Many years ago, when I was a university student in Montreal, a friend gifted me an old bicycle that he was no longer using, so that I may become a bike commuter. It was a partially rusted fixed-gear steed, more than a few sizes too big for me, with skinny tires and narrow handlebars that were many inches lower than the seat.
But did I love it?
No. I did not. I was, in fact, so terrified of that bike that I just walked and took transit, and didn’t start properly biking until three years later. Now if you thought that anecdote would take a different direction, you wouldn’t be alone. It’s a romantic notion to believe that biking can somehow just insert itself into your life through some serendipitous encounter with an old junky cruiser or a friend with good intentions who set you up with the wrong bike.
But the fact is, for many people, biking for transportation is simply not the default, so making the transition from regular driving or public transit to regular biking can require a little bit of planning, some intention, and the right gear. On the bright side, it isn’t difficult, and it’s a heck of a lot of fun. So if you’re completely new to bike commuting, but interested in making it part of your life, here’s my advice to get started.
Get a Working Bike that Fits You
This may seem obvious, but if you’re riding a bike that doesn’t fit you or doesn’t work very well, you probably will not have a good time. Many new riders are hesitant to make the initial investment in their own bike because they’re not sure if they’ll enjoy bike commuting, so they just dig up whatever’s been rusting away in the yard for a few years. While this makes sense from a financial perspective, it could completely destroy your enthusiasm for bike commuting before you even get started. Because, well, riding a crappy bike is a crappy feeling.

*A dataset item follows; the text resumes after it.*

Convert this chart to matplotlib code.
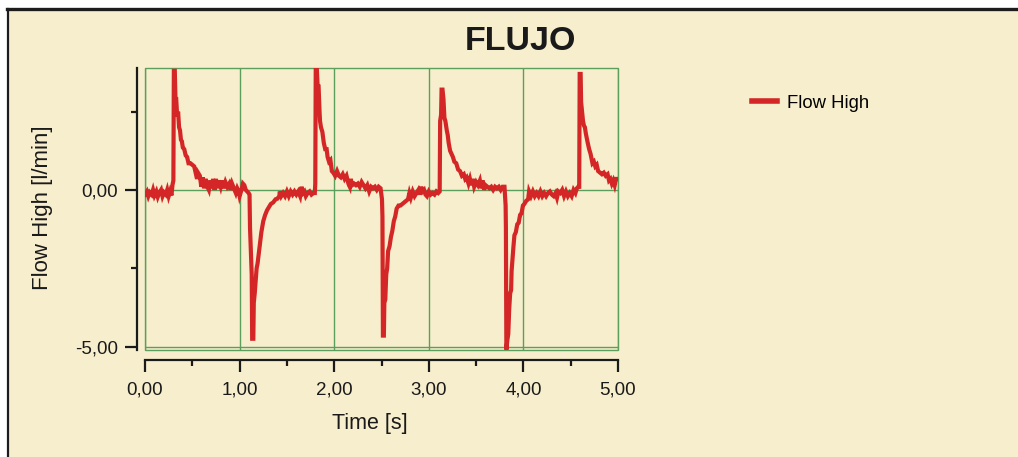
import matplotlib
matplotlib.use("Agg")
import matplotlib.pyplot as plt
from matplotlib.patches import Rectangle
from matplotlib.lines import Line2D
from matplotlib.ticker import MultipleLocator, FuncFormatter

plt.rcParams['font.family'] = ['Liberation Sans', 'DejaVu Sans']

# data: time [s] and flow [l/min]
time_s = [0.00, 0.02, 0.035, 0.05, 0.07, 0.085, 0.10, 0.12, 0.135, 0.15, 0.17, 0.185, 0.20, 0.22, 0.235,
          0.25, 0.265, 0.28, 0.29, 0.30, 0.305, 0.315, 0.322, 0.33, 0.34, 0.35, 0.36, 0.37, 0.38, 0.39,
          0.40, 0.415, 0.43, 0.445, 0.46, 0.48, 0.50, 0.52, 0.535, 0.55, 0.56, 0.58, 0.595, 0.61, 0.625,
          0.64, 0.66, 0.675, 0.69, 0.705, 0.72, 0.735, 0.75, 0.765, 0.78, 0.80, 0.815, 0.83, 0.85, 0.87,
          0.89, 0.905, 0.92, 0.94, 0.96, 0.975, 0.99, 1.00, 1.02, 1.035, 1.05, 1.065, 1.08, 1.095, 1.105,
          1.11, 1.12, 1.128, 1.133, 1.145, 1.15, 1.16, 1.17, 1.18, 1.19, 1.20, 1.215, 1.23, 1.25, 1.27,
          1.29, 1.31, 1.33, 1.355, 1.38, 1.40, 1.42, 1.425, 1.44, 1.46, 1.48, 1.50, 1.52, 1.54, 1.56,
          1.58, 1.60, 1.62, 1.64, 1.655, 1.67, 1.685, 1.70, 1.72, 1.74, 1.76, 1.78, 1.795, 1.80, 1.805,
          1.815, 1.825, 1.835, 1.845, 1.85, 1.86, 1.875, 1.89, 1.905, 1.92, 1.93, 1.945, 1.96, 1.975,
          1.99, 2.01, 2.03, 2.05, 2.07, 2.09, 2.11, 2.13, 2.15, 2.165, 2.175, 2.19, 2.21, 2.23, 2.25,
          2.27, 2.29, 2.31, 2.33, 2.35, 2.37, 2.39, 2.41, 2.43, 2.45, 2.47, 2.49, 2.505, 2.51, 2.515,
          2.525, 2.53, 2.54, 2.55, 2.56, 2.57, 2.585, 2.60, 2.615, 2.63, 2.645, 2.66, 2.68, 2.70, 2.72,
          2.74, 2.76, 2.78, 2.795, 2.81, 2.83, 2.85, 2.87, 2.89, 2.905, 2.92, 2.935, 2.95, 2.965, 2.98,
          3.00, 3.02, 3.04, 3.06, 3.08, 3.10, 3.115, 3.12, 3.13, 3.135, 3.145, 3.155, 3.165, 3.175, 3.19,
          3.20, 3.21, 3.225, 3.24, 3.255, 3.27, 3.29, 3.31, 3.33, 3.35, 3.37, 3.385, 3.40, 3.42, 3.435,
          3.45, 3.465, 3.48, 3.50, 3.52, 3.54, 3.555, 3.57, 3.585, 3.60, 3.62, 3.64, 3.66, 3.68, 3.70,
          3.72, 3.74, 3.76, 3.78, 3.80, 3.812, 3.815, 3.82, 3.83, 3.84, 3.85, 3.86, 3.87, 3.875, 3.885,
          3.895, 3.905, 3.92, 3.935, 3.95, 3.965, 3.98, 3.995, 4.01, 4.03, 4.05, 4.06, 4.08, 4.10, 4.12,
          4.14, 4.16, 4.18, 4.20, 4.22, 4.24, 4.26, 4.28, 4.30, 4.32, 4.34, 4.355, 4.37, 4.39, 4.41,
          4.43, 4.45, 4.47, 4.49, 4.51, 4.53, 4.55, 4.565, 4.58, 4.59, 4.595, 4.605, 4.61, 4.62, 4.63,
          4.64, 4.65, 4.66, 4.67, 4.68, 4.695, 4.71, 4.72, 4.73, 4.745, 4.76, 4.775, 4.79, 4.81, 4.83,
          4.85, 4.87, 4.89, 4.905, 4.92, 4.935, 4.95, 4.965, 4.98, 5.00]
flow = [-0.15, -0.05, -0.2, -0.08, -0.15, 0.0, -0.18, -0.05, -0.22, -0.1, 0.0, -0.2, -0.08, -0.15, 0.0,
        -0.2, -0.05, -0.18, 0.15, 0.3, 3.8, 3.8, 2.9, 2.9, 2.35, 2.5, 2.0, 1.9, 1.6, 1.55,
        1.35, 1.3, 1.1, 1.05, 0.85, 0.85, 0.8, 0.75, 0.55, 0.35, 0.55, 0.45, 0.1, 0.4, 0.05,
        0.35, 0.1, 0.0, 0.3, 0.05, 0.35, 0.0, 0.35, 0.05, 0.3, 0.1, 0.3, 0.05, 0.25, 0.1,
        0.2, 0.0, 0.2, 0.05, -0.1, 0.05, -0.05, -0.2, 0.0, 0.2, 0.15, 0.0, -0.05, -0.1, -0.15,
        -1.2, -2.0, -2.7, -4.75, -4.75, -3.6, -3.3, -2.9, -2.5, -2.35, -2.1, -1.7, -1.35, -1.0, -0.8,
        -0.65, -0.55, -0.45, -0.4, -0.3, -0.28, -0.2, -0.05, -0.2, -0.1, -0.2, -0.05, -0.2, -0.05, -0.15,
        -0.05, -0.15, -0.05, -0.2, 0.1, -0.1, -0.05, -0.2, -0.1, -0.05, -0.15, -0.1, -0.1, 0.2, 3.95,
        3.95, 3.3, 3.3, 2.5, 2.2, 2.0, 1.85, 1.5, 1.3, 1.3, 1.05, 0.9, 0.95, 0.6,
        0.55, 0.45, 0.6, 0.45, 0.4, 0.5, 0.35, 0.45, 0.2, 0.1, 0.35, 0.15, 0.2, 0.15, 0.2,
        0.1, 0.25, 0.15, 0.05, 0.15, -0.05, 0.1, 0.05, 0.1, 0.0, 0.1, 0.05, -0.3, -0.85, -4.65,
        -4.65, -3.6, -3.5, -2.7, -2.5, -1.95, -1.8, -1.5, -1.3, -1.0, -0.85, -0.6, -0.5, -0.5, -0.45,
        -0.4, -0.35, -0.3, -0.1, -0.25, -0.05, -0.2, -0.1, 0.0, -0.15, 0.1, -0.05, 0.0, -0.15, -0.2,
        -0.05, -0.15, -0.1, -0.15, -0.05, -0.1, -0.05, 2.2, 2.4, 3.2, 3.2, 2.9, 2.3, 2.2, 1.9,
        1.75, 1.5, 1.25, 1.15, 1.05, 0.9, 0.85, 0.65, 0.6, 0.45, 0.5, 0.35, 0.4, 0.2, 0.35,
        0.15, 0.35, 0.1, 0.25, 0.15, 0.3, 0.05, 0.3, 0.0, 0.15, 0.1, 0.05, 0.1, 0.0, 0.1,
        0.05, 0.1, 0.0, 0.1, 0.1, -0.5, -1.2, -5.1, -4.8, -4.6, -3.8, -3.3, -3.2, -2.6, -2.2,
        -1.8, -1.45, -1.35, -1.1, -1.05, -0.8, -0.75, -0.5, -0.45, -0.35, -0.3, -0.05, -0.2, -0.05, -0.2,
        -0.1, -0.2, -0.05, -0.2, -0.1, -0.2, -0.1, -0.05, -0.15, -0.2, -0.1, -0.25, -0.05, -0.1, 0.0,
        -0.2, -0.05, -0.2, -0.1, -0.2, 0.0, -0.1, 0.05, 0.1, 0.1, 3.7, 3.7, 2.8, 2.5, 2.2,
        2.05, 2.0, 1.8, 1.65, 1.5, 1.3, 1.15, 1.0, 0.85, 0.9, 0.75, 0.8, 0.6, 0.55, 0.5,
        0.55, 0.45, 0.5, 0.3, 0.35, 0.2, 0.3, 0.15, 0.35, 0.35]

cream = '#f7eecd'
green = '#5c9f5c'
red = '#d42626'
W, H = 1018, 457

fig = plt.figure(figsize=(W / 100, H / 100), dpi=100)
fig.patch.set_facecolor('white')
# cream panel with dark top/left border
fig.add_artist(Rectangle((8 / W, 0), 1, 1 - 9 / H, transform=fig.transFigure,
                         facecolor=cream, edgecolor='none', zorder=-10))
fig.add_artist(Line2D([7 / W, 1], [1 - 9 / H, 1 - 9 / H], transform=fig.transFigure,
                      color='#1c1c1c', lw=2.4))
fig.add_artist(Line2D([8 / W, 8 / W], [0, 1 - 9 / H], transform=fig.transFigure,
                      color='#1c1c1c', lw=1.6))

ax = fig.add_axes([145 / W, 1 - 350 / H, 473 / W, 282 / H])
ax.set_facecolor(cream)
ax.plot(time_s, flow, color=red, lw=3.0, label='Flow High', solid_joinstyle='miter')

ax.set_xlim(0, 5)
ax.set_ylim(-5.11, 3.89)
ax.xaxis.set_major_locator(MultipleLocator(1))
ax.xaxis.set_minor_locator(MultipleLocator(0.5))
ax.yaxis.set_major_locator(MultipleLocator(5))
ax.yaxis.set_minor_locator(MultipleLocator(2.5))
fmt = FuncFormatter(lambda v, p: f'{v:.2f}'.replace('.', ','))
ax.xaxis.set_major_formatter(fmt)
ax.yaxis.set_major_formatter(fmt)

ax.grid(True, which='major', color=green, lw=1)
ax.set_axisbelow(True)
ax.add_patch(Rectangle((0, 0), 1, 1, transform=ax.transAxes, fill=False,
                       edgecolor=green, lw=1, clip_on=False, zorder=1))

for s in ['top', 'right']:
    ax.spines[s].set_visible(False)
ax.spines['left'].set_position(('outward', 5.8))
ax.spines['bottom'].set_position(('outward', 7.2))
for s in ['left', 'bottom']:
    ax.spines[s].set_color('#1a1a1a')
    ax.spines[s].set_linewidth(1.6)
ax.tick_params(which='major', length=8.6, width=1.6, color='#1a1a1a', labelsize=13.5,
               labelcolor='#1a1a1a', pad=5)
ax.tick_params(axis='x', which='major', pad=7)
ax.tick_params(which='minor', length=4.3, width=1.6, color='#1a1a1a')

ax.set_xlabel('Time [s]', fontsize=15.5, color='#1a1a1a')
ax.xaxis.label.set_va('center')
ax.xaxis.set_label_coords((370 - 145) / 473, (350 - 423) / 282)
ax.set_ylabel('Flow High [l/min]', fontsize=16, color='#1a1a1a')
ax.yaxis.label.set_va('center')
ax.yaxis.set_label_coords((43 - 145) / 473, (350 - 208) / 282)

fig.text(520 / W, 1 - 41 / H, 'FLUJO', fontsize=24.5, fontweight='bold',
         ha='center', va='center', color='#1a1a1a')

leg = ax.legend(loc='center left', bbox_to_anchor=(752 / W, 1 - 103 / H),
                bbox_transform=fig.transFigure, frameon=False, fontsize=13.3,
                handlelength=1.36, handletextpad=0.55, borderpad=0, borderaxespad=0)
leg.get_lines()[0].set_linewidth(4)

fig.savefig('out.png', dpi=100, facecolor=fig.get_facecolor())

So get something that fits you, that you feel comfortable on. For newer riders, I’d recommend a more upright riding position that will enable you to look around more easily. If you have hills in your area, get something with at least three gears. Talk to your local bike shop about bike styles that could work, and if you’re not willing or able to buy a bike, look into renting one for a week or so to test it out.
Transportation is engrained in every facet of our lives, so switching modes should understandably be a gradual process.
Try Social or Weekend Rides
If biking to work is the goal, then make leisure rides on the weekends the warm-up. Find friends (or look for a network in your community) to go for slow-paced, social bike rides to get comfortable riding on the street. This is also a great way to get to know the best bike routes in your city, which are often (always) different than the best car routes.
Social media is a great place to find a local bike network if you don’t know where to start, or talk to the folks at your local bike shop to see if they know of any group rides.
Once you’re comfortable, test out your bike route to work on an evening or weekend, so you’re not scrambling to get there on time on your first attempt.
Make Your Bike Do All the Heavy Lifting
Once I got rid of my oversized fixie and started riding a bike that fit me, I encountered my next issue: how to carry my stuff on my bike. University textbooks and a laptop make for a heavy backpack, and the daily strain on my shoulders made the commute unpleasant.
For me personally, getting a rear rack and panniers were the game-changer that enabled me to transition from occasional social rider to daily bike commuter. Nine years later, I often use two panniers and a handlebar bag on a daily basis: essentials in the handlebar bag, work materials in one pannier, and an empty pannier on the other side to grab groceries (beer) on the way home.
Don’t Stress About Riding Every Day
Transitioning to bike commuting isn’t an overnight affair. While many people I know (myself included) ride every day in all weather, it has also taken us many years to get there. So if you’re a new bike commuter, don’t worry if you don’t feel like riding in the rain, or are too nervous to ride in the dark, or just plain feel like driving today.
Transportation is engrained in every facet of our lives, so switching modes should understandably be a gradual process. Bike on good weather days first, bike to the beach or the park on the weekend. Get your friends involved, make it fun.
Then once you start to realize the benefits of regular cycling (to your health, your wallet, your focus, the planet), then those rainy days won’t seem so daunting anymore, and that grocery (beer) run won’t be so heavy anymore.
Before you know it you’ll be biking everywhere and every day. Or even writing blog posts encouraging other people to do the same.